Коренев подумал, что дорожки у них с самого начала были разными. Когда по уличной моде все наколки кололи, и он себе перстень с крестом сделал. Но ему такую баню дома устроили, что больше и мыслей татуироваться не было. А у Крысы все сидели: и отец, и мать, и старший брательник. Потому он беспрепятственно сначала руки расписал, потом грудь, ягодицы. И вина‑водки Коренев в те годы не любил. А Крыса с Кривозубым пиво быстро проскочили и стали креплягу стаканами засаживать. Бухие любили приключения искать:
«Айда на Дер‑жавинский фраерам морды бить!» — «Да вы что, мудилы, а если вам морды понабивать от не хер делать?» Ему с ними неинтересно, им с ним делать нечего. Палатку грабить его уже не позвали.
В семнадцать Кривсанов и Добриков ушли в зону, вскоре Коренев призвался в армию. А дембельнулся, его стали в милицию агитировать, золотые горы сулили: учебу, офицерские погоны, квартиру. Хамов и блатату всякую Коренев не терпел, а потому и согласился охотно. Вместо золотых гор он получил возможность таскать пьяных, сворачивать в бараний рог хулиганов, вести нудные разборки с бытовыми правонарушителями. Три года отпахал в патрульно‑постовой службе, поступил на заочное отделение «Вышки», на втором курсе действительно получил офицерскую звездочку и одиннадцать лет протрубил в розыске.

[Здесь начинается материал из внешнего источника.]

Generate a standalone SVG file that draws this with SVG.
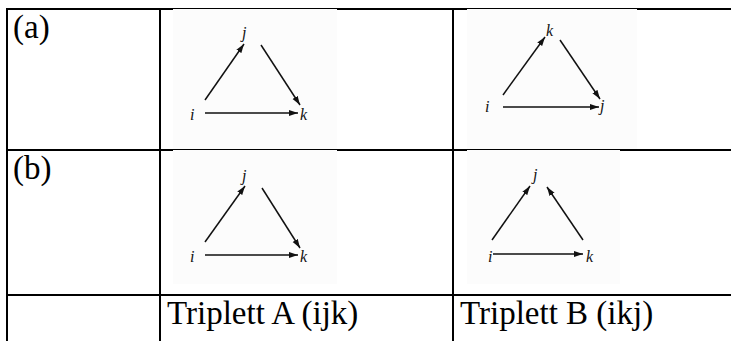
<svg xmlns="http://www.w3.org/2000/svg" width="731" height="341" viewBox="0 0 731 341">
<style>
.grid{stroke:#000;stroke-width:2;fill:none}
.img{fill:#fcfcfc;stroke:none}
.cap{font-family:"Liberation Serif","Times New Roman",serif;font-size:33px;fill:#000}
.lbl{font-family:"Liberation Serif","Times New Roman",serif;font-size:16px;font-style:italic;fill:#111}
.edge{stroke:#111;stroke-width:1.5;fill:none;marker-end:url(#ah)}
</style>
<defs>
<marker id="ah" markerUnits="userSpaceOnUse" markerWidth="10" markerHeight="7" refX="9" refY="3" orient="auto">
<path d="M0,0 L9,3 L0,6 z" fill="#111"/>
</marker>
</defs>
<rect width="731" height="341" fill="#fff"/>
<g id="table">
<line class="grid" x1="6" y1="9" x2="731" y2="9"/>
<line class="grid" x1="6" y1="150" x2="731" y2="150"/>
<line class="grid" x1="6" y1="295" x2="731" y2="295"/>
<line class="grid" x1="7" y1="8" x2="7" y2="341"/>
<line class="grid" x1="160" y1="8" x2="160" y2="341"/>
<line class="grid" x1="453" y1="8" x2="453" y2="341"/>
</g>
<g id="images">
<rect class="img" x="173" y="9" width="164" height="140"/>
<rect class="img" x="467" y="9" width="170" height="140"/>
<rect class="img" x="173" y="150" width="164" height="134"/>
<rect class="img" x="467" y="150" width="153" height="134"/>
</g>
<g id="captions">
<text class="cap" x="13" y="38">(a)</text>
<text class="cap" x="13" y="179">(b)</text>
<text class="cap" x="167" y="324">Triplett A (ijk)</text>
<text class="cap" x="460" y="324">Triplett B (ikj)</text>
</g>
<g id="nodes">
<g id="triplet-a-a">
<text class="lbl" x="242" y="38">j</text>
<text class="lbl" x="190" y="120">i</text>
<text class="lbl" x="300" y="120">k</text>
</g>
<g id="triplet-b-a">
<text class="lbl" x="546" y="36">k</text>
<text class="lbl" x="485" y="112">i</text>
<text class="lbl" x="600" y="111">j</text>
</g>
<g id="triplet-a-b">
<text class="lbl" x="242" y="181">j</text>
<text class="lbl" x="190" y="262">i</text>
<text class="lbl" x="300" y="262">k</text>
</g>
<g id="triplet-b-b">
<text class="lbl" x="533" y="180">j</text>
<text class="lbl" x="488" y="262">i</text>
<text class="lbl" x="586" y="262">k</text>
</g>
</g>
<g id="connectors">
<line class="edge" x1="205" y1="100" x2="244" y2="44"/>
<line class="edge" x1="261" y1="45" x2="300" y2="105"/>
<line class="edge" x1="205" y1="113" x2="298" y2="113"/>
<line class="edge" x1="503" y1="95" x2="545" y2="37"/>
<line class="edge" x1="560" y1="40" x2="600" y2="99"/>
<line class="edge" x1="503" y1="107" x2="599" y2="107"/>
<line class="edge" x1="205" y1="242" x2="245" y2="186"/>
<line class="edge" x1="262" y1="188" x2="300" y2="248"/>
<line class="edge" x1="205" y1="255" x2="298" y2="255"/>
<line class="edge" x1="492" y1="240" x2="530" y2="186"/>
<line class="edge" x1="583" y1="240" x2="547" y2="187"/>
<line class="edge" x1="493" y1="254" x2="583" y2="254"/>
</g>
</svg>
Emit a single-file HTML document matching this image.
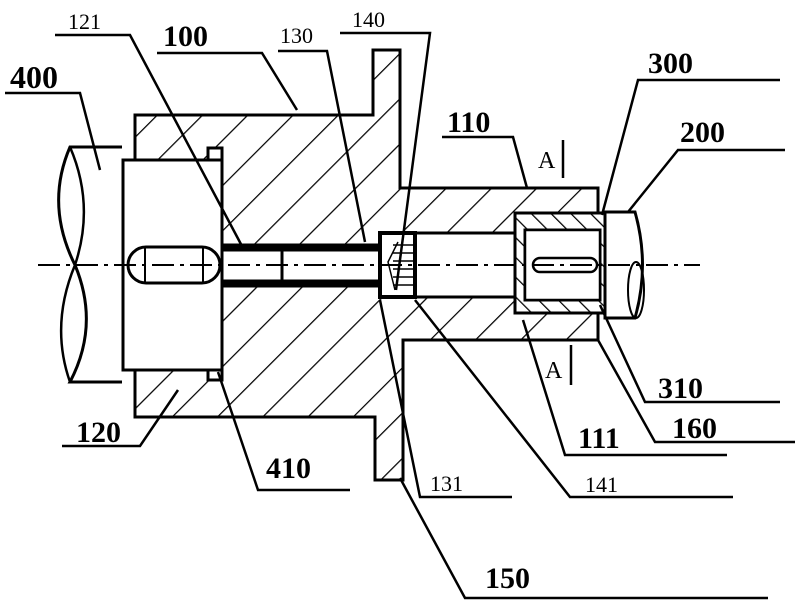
<!DOCTYPE html>
<html><head><meta charset="utf-8"><style>
html,body{margin:0;padding:0;background:#fff;}
svg{display:block;}
text{font-family:"Liberation Serif",serif;fill:#000;}
</style></head><body>
<svg width="799" height="609" viewBox="0 0 799 609" xmlns="http://www.w3.org/2000/svg">
<defs>
<pattern id="h1" patternUnits="userSpaceOnUse" width="32" height="32" patternTransform="rotate(45)">
<line x1="0" y1="0" x2="0" y2="32" stroke="#000" stroke-width="2.5"/>
</pattern>
<pattern id="h2" patternUnits="userSpaceOnUse" width="14" height="14" patternTransform="rotate(-45)">
<line x1="0" y1="0" x2="0" y2="14" stroke="#000" stroke-width="2.5"/>
</pattern>
</defs>
<g fill="none" stroke="#000" stroke-width="3" stroke-linejoin="miter">
<path d="M135,115 L373,115 L373,50 L400,50 L400,188 L598,188 L598,213 L515,213 L515,233 L380,233 L380,247 L222,247 L222,160 L135,160 Z" fill="url(#h1)"/>
<path d="M135,370 L222,370 L222,283 L380,283 L380,297 L515,297 L515,313 L598,313 L598,340 L403,340 L403,480 L375,480 L375,417 L135,417 Z" fill="url(#h1)"/>
<rect x="208" y="148" width="14" height="12" fill="#fff"/>
<rect x="208" y="370" width="14" height="10" fill="#fff"/>
<rect x="123" y="160" width="99" height="210" fill="#fff"/>
<path d="M122,147 L70,147 Q45,205 75,265 Q100,325 70,382 L122,382"/>
<path d="M70,147 Q95,205 75,265 Q50,325 70,382" stroke-width="2.5"/>
<rect x="128" y="247" width="92" height="36" rx="18" fill="#fff"/>
<line x1="145" y1="248" x2="145" y2="282" stroke-width="2"/>
<line x1="203" y1="248" x2="203" y2="282" stroke-width="2"/>
<rect x="222" y="245" width="158" height="5" fill="#000"/>
<rect x="222" y="281" width="158" height="5" fill="#000"/>
<line x1="282" y1="248" x2="282" y2="282"/>
<rect x="380" y="233" width="35" height="64" fill="#fff" stroke-width="4"/>
<path d="M393,245 h20 M393,253 h20 M393,261 h20 M393,269 h20 M393,277 h20 M393,285 h20" stroke-width="1.5"/>
<path d="M398,242 L388,262 L395,290" stroke-width="1.5"/>
<path d="M515,213 L605,213 L605,313 L515,313 Z M525,230 L525,300 L600,300 L600,230 Z" fill="url(#h2)" fill-rule="evenodd"/>
<rect x="525" y="230" width="75" height="70" fill="#fff" stroke-width="2.5"/>
<rect x="533" y="258" width="64" height="14" rx="7" fill="#fff" stroke-width="2.5"/>
<path d="M605,212 L635,212 Q650,265 635,318 L605,318 Z" fill="#fff"/>
<ellipse cx="636" cy="290" rx="8" ry="28" stroke-width="2"/>
</g>
<line x1="38" y1="265" x2="700" y2="265" stroke="#000" stroke-width="2" stroke-dasharray="22,6,4,6"/>
<g fill="none" stroke="#000" stroke-width="2.5">
<polyline points="55,35 130,35 243,248"/>
<polyline points="157,53 262,53 297,110"/>
<polyline points="278,51 327,51 365,242"/>
<polyline points="340,33 430,33 396,290"/>
<polyline points="5,93 80,93 100,170"/>
<polyline points="442,137 513,137 527,188"/>
<polyline points="780,80 638,80 602,215"/>
<polyline points="785,150 678,150 628,212"/>
<polyline points="600,305 645,402 780,402"/>
<polyline points="598,340 655,442 795,442"/>
<polyline points="523,320 565,455 727,455"/>
<polyline points="415,300 570,497 733,497"/>
<polyline points="380,300 420,497 512,497"/>
<polyline points="400,478 465,598 768,598"/>
<polyline points="218,372 258,490 350,490"/>
<polyline points="178,390 140,446 62,446"/>
<line x1="563" y1="140" x2="563" y2="178"/>
<line x1="571" y1="345" x2="571" y2="385"/>
</g>
<text x="68" y="29" font-size="22">121</text>
<text x="163" y="46" font-size="30" font-weight="bold">100</text>
<text x="280" y="43" font-size="22">130</text>
<text x="352" y="27" font-size="22">140</text>
<text x="10" y="88" font-size="32" font-weight="bold">400</text>
<text x="447" y="132" font-size="30" font-weight="bold">110</text>
<text x="538" y="168" font-size="24">A</text>
<text x="648" y="73" font-size="30" font-weight="bold">300</text>
<text x="680" y="142" font-size="30" font-weight="bold">200</text>
<text x="545" y="378" font-size="24">A</text>
<text x="658" y="398" font-size="30" font-weight="bold">310</text>
<text x="672" y="438" font-size="30" font-weight="bold">160</text>
<text x="578" y="448" font-size="30" font-weight="bold">111</text>
<text x="585" y="492" font-size="22">141</text>
<text x="430" y="491" font-size="22">131</text>
<text x="485" y="588" font-size="30" font-weight="bold">150</text>
<text x="266" y="478" font-size="30" font-weight="bold">410</text>
<text x="76" y="442" font-size="30" font-weight="bold">120</text>
</svg>
</body></html>
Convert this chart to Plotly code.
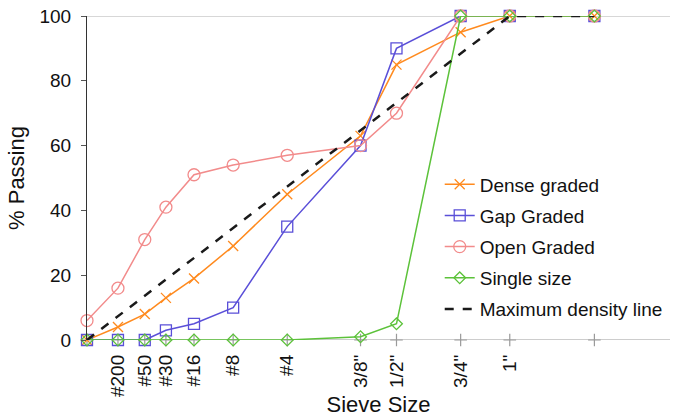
import plotly.graph_objects as go

# Sieve sizes (mm) and labels; pan represented as 0
sieve_mm = [0, 0.075, 0.3, 0.6, 1.18, 2.36, 4.75, 9.5, 12.5, 19.0, 25.0, 37.5]
sieve_labels = ["", "#200", "#50", "#30", "#16", "#8", "#4", "3/8\"", "1/2\"", "3/4\"", "1\"", ""]

dense = [0, 4, 8, 13, 19, 29, 45, 63, 85, 95, 100, 100]
gap = [0, 0, 0, 3, 5, 10, 35, 60, 90, 100, 100, 100]
open_g = [6, 16, 31, 41, 51, 54, 57, 60, 70, 100, 100, 100]
single = [0, 0, 0, 0, 0, 0, 0, 1, 5, 100, 100, 100]

maxden_mm = [0, 25.0, 37.5]
maxden_val = [0, 100, 100]

POW = 0.45
def xs(v):
    return [s ** POW for s in v]

X = xs(sieve_mm)

fig = go.Figure()

# "+" tick marks along the x axis
fig.add_trace(go.Scatter(
    x=X, y=[0] * len(X), mode="markers", showlegend=False, hoverinfo="skip",
    marker=dict(symbol="cross-thin", size=9, line=dict(color="#9a9a9a", width=1.2)),
    cliponaxis=False))

series = [
    ("Dense graded", dense, "#FF8A1E", "x-thin-open", 10),
    ("Gap Graded", gap, "#5A4FD8", "square-open", 11),
    ("Open Graded", open_g, "#F28B8B", "circle-open", 12),
    ("Single size", single, "#5CC23A", "diamond-open", 9),
]
for i, (name, vals, col, sym, sz) in enumerate(series):
    fig.add_trace(go.Scatter(
        x=X, y=vals, name=name, mode="lines+markers", legendgroup=f"g{i}",
        line=dict(color=col, width=1.5),
        marker=dict(symbol=sym, size=sz, color=col, line=dict(color=col, width=1.3)),
        cliponaxis=False))

fig.add_trace(go.Scatter(
    x=xs(maxden_mm), y=maxden_val, name="Maximum density line", mode="lines",
    legendgroup="g9", line=dict(color="#1a1a1a", width=2.5, dash="dash"),
    cliponaxis=False))

font_family = "Liberation Sans, Arial, sans-serif"

fig.update_layout(
    width=674, height=417,
    margin=dict(l=87, r=4, t=16, b=77),
    plot_bgcolor="white", paper_bgcolor="white",
    font=dict(family=font_family, size=19, color="#111111"),
    showlegend=True,
    legend=dict(x=0.605, y=0.539, xanchor="left", yanchor="top",
                bgcolor="rgba(0,0,0,0)", font=dict(size=19),
                tracegroupgap=3.5, itemwidth=30, traceorder="grouped"),
    xaxis=dict(range=[0, 5.87], tickmode="array", tickvals=X, ticktext=sieve_labels,
               tickangle=-90, showgrid=False, zeroline=False, showline=False,
               ticks="", tickfont=dict(size=19), ticklabelstandoff=10,
               title=dict(text="Sieve Size", font=dict(size=22), standoff=2)),
    yaxis=dict(range=[0, 100], tickvals=[0, 20, 40, 60, 80, 100],
               showgrid=False, zeroline=False, showline=True, linecolor="#333333",
               linewidth=1.2, ticks="outside", ticklen=5, tickcolor="#555555",
               tickfont=dict(size=19), ticklabelstandoff=6,
               title=dict(text="% Passing", font=dict(size=22), standoff=8)),
    shapes=[
        dict(type="line", xref="paper", yref="y", x0=0, x1=1, y0=100, y1=100,
             line=dict(color="#b0b0b0", width=1), layer="below"),
        dict(type="line", xref="paper", yref="y", x0=0, x1=1, y0=0, y1=0,
             line=dict(color="#9a9a9a", width=1), layer="below"),
    ],
)

fig.write_html("out.html")
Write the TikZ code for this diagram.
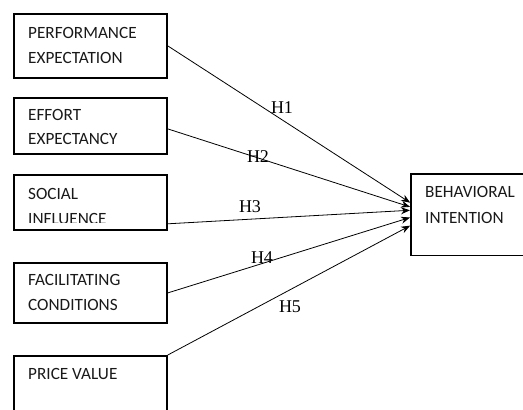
\documentclass[tikz,border=0pt]{standalone}
\usepackage{fontspec}
\setmainfont{Liberation Serif}
\newfontfamily\boxfont{Carlito}
\usetikzlibrary{arrows.meta,calc}
\begin{document}
\begin{tikzpicture}[x=1pt,y=-1pt,
  box/.style={draw, line width=1.8pt, inner sep=0pt, anchor=north west},
  lbl/.style={font=\boxfont\fontsize{17.2}{20}\selectfont, anchor=base west, inner sep=0pt, text=black!90},
  hyp/.style={font=\fontsize{18}{20}\selectfont, inner sep=0pt},
  arr/.style={-{Stealth[length=9pt,width=7pt]}, line width=0.8pt, shorten >=1pt}]
\useasboundingbox (0,0) rectangle (523,410);
\clip (0,0) rectangle (523,410);

% boxes
\node[box, minimum width=153pt, minimum height=64pt] (pe) at (13,13) {};
\node[box, minimum width=153pt, minimum height=56pt] (ee) at (13,97) {};
\node[box, minimum width=153pt, minimum height=55pt] (si) at (13,174) {};
\node[box, minimum width=153pt, minimum height=60pt] (fc) at (13,262) {};
\node[box, minimum width=153pt, minimum height=75pt] (pv) at (13,355) {};
\node[inner sep=0pt, anchor=north west, minimum width=200pt, minimum height=81pt] (bi) at (411,174) {};
\draw[line width=1.8pt] (bi.north east) -- (bi.north west) -- (bi.south west) -- (bi.south east);

% texts
\node[lbl] (pet1) at (28,38) {PERFORMANCE};
\node[lbl] (pet2) at (28,63) {EXPECTATION};
\node[lbl] (eet1) at (28,120) {EFFORT};
\node[lbl] (eet2) at (28,144) {EXPECTANCY};
\node[lbl] (sit1) at (28,199) {SOCIAL};
\begin{scope}
  \clip (14,175) rectangle (165,222);
  \node[lbl] (sit2) at (28,224) {INFLUENCE};
\end{scope}
\node[lbl] (fct1) at (28,285) {FACILITATING};
\node[lbl] (fct2) at (28,310) {CONDITIONS};
\node[lbl] (pvt1) at (28,379) {PRICE VALUE};
\node[lbl] (bit1) at (425,197) {BEHAVIORAL};
\node[lbl] (bit2) at (425,223) {INTENTION};

% arrow endpoints
\coordinate (s1) at (pe.east);
\coordinate (s2) at ($(ee.east)+(0,3)$);
\coordinate (s3) at ($(si.south east)+(0,-7)$);
\coordinate (s4) at (fc.east);
\coordinate (s5) at (pv.north east);
\coordinate (e1) at ($(bi.west)+(0,-11.5)$);
\coordinate (e2) at ($(bi.west)+(0,-7.5)$);
\coordinate (e3) at ($(bi.west)+(0,-4.5)$);
\coordinate (e4) at ($(bi.west)+(0,2.5)$);
\coordinate (e5) at ($(bi.west)+(0,10.5)$);

\draw[arr] (s1) -- (e1);
\draw[arr] (s2) -- (e2);
\draw[arr] (s3) -- (e3);
\draw[arr] (s4) -- (e4);
\draw[arr] (s5) -- (e5);

% hypothesis labels
\node[hyp] (h1) at (282,108) {H1};
\node[hyp] (h2) at (258,157) {H2};
\node[hyp] (h3) at (250,207) {H3};
\node[hyp] (h4) at (262,258) {H4};
\node[hyp] (h5) at (290,307) {H5};
\end{tikzpicture}
\end{document}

Жизнь менялась, менялась и работа. Раньше из‑за пропавшего пистолета ставили на уши всю область, теперь в газетах буднично сообщалось о кражах и захватах сотен стволов, а суточные сводки наполнились небывалыми фактами автоматно‑гранатометных расстрелов. Раньше авторитет блатного определялся громкостью сделанных «дел», количеством судимостей, местом в криминальной иерархии. Теперь изо всех щелей лезли не нюхавшие лагерной похлебки, а оттого особенно наглые молодчики, которые по организованности и дерзости заткнули за пояс традиционные кодланы. В отличие от своих предшественников они не прятались и не маскировались, наоборот, завели униформу — спортивные костюмы вызывающей расцветки, кожаные куртки, стандартную стрижку «под горшок». Опять‑таки, в отличие от воров, они плевали на законы, ни в грош не ставили милицию. Они вертели сумасшедшими «бабками» и знали, кому и сколько «отстегнуть», чтобы власть не ставила препятствий, а, наоборот, помогала во всех начинаниях.